Le Dr Ngor Side Diagne, lui, préconise la prise en charge de façon précoce des facteurs de risque cardiovasculaire. «Il faut un traitement adapté et régulière de l’hypertension artérielle, une prise en charge d’un diabète, et d’une hypercholestérolémie. Il faut arrêter de fumer, manger moins gras, moins sucré, moins salé et bouger (pratique sportive)»,.

Recommandations

Le Dr Alioune Badara Thiam indique que les AVC sont des urgences vitales et peuvent engendrer des séquelles motrices et intellectuelles avec un handicap important. «Le diagnostic doit être précoce en s’aidant de l’imagerie comme le scanneur ou l’IRM. Une prise en charge adaptée nécessite un avis spécialisé quant à une indication chirurgicale.

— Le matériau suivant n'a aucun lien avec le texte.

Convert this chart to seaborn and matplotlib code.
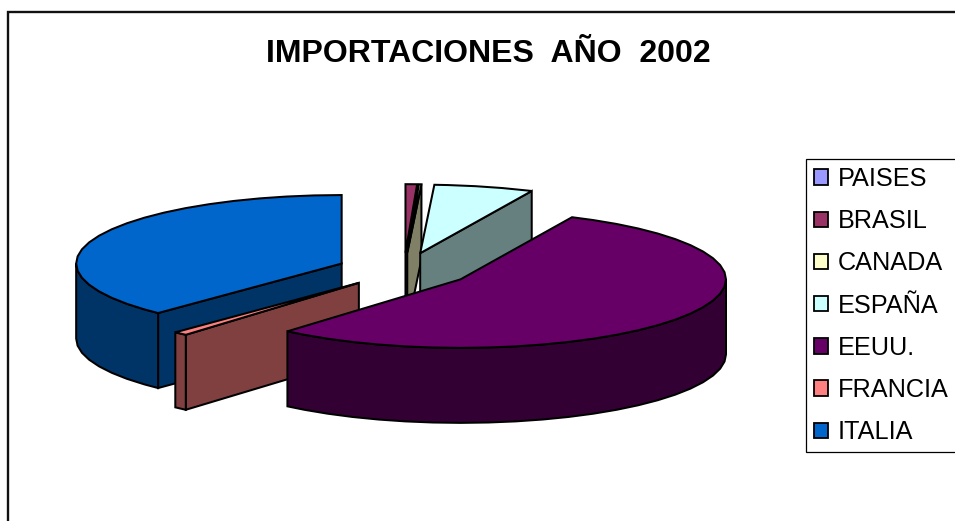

Il importe d’insister sur les moyens préventifs de certaines causes comme l’HTA qui est soit un facteur causal soit un facteur déclenchant, l’alcoolo-tabagisme», dit-il. Son collègue, le Dr Ngor Side Diagne, recommande de manger moins gras, moins salé, moins sucré et demande aux population de bouger (pratiquer du sport) et d’arrêter de fumer. «Pour les patients présentant des facteurs de risque cardiovasculaire, il faut une prise régulière des médicaments antihypertenseur, antidiabétique et hypocholestérolémiant», explique-t-il. Il demande aussi le respect des rendez-vous de suivi, car ils permettent de déceler l’inefficacité thérapeutique et d’ajuster les traitements.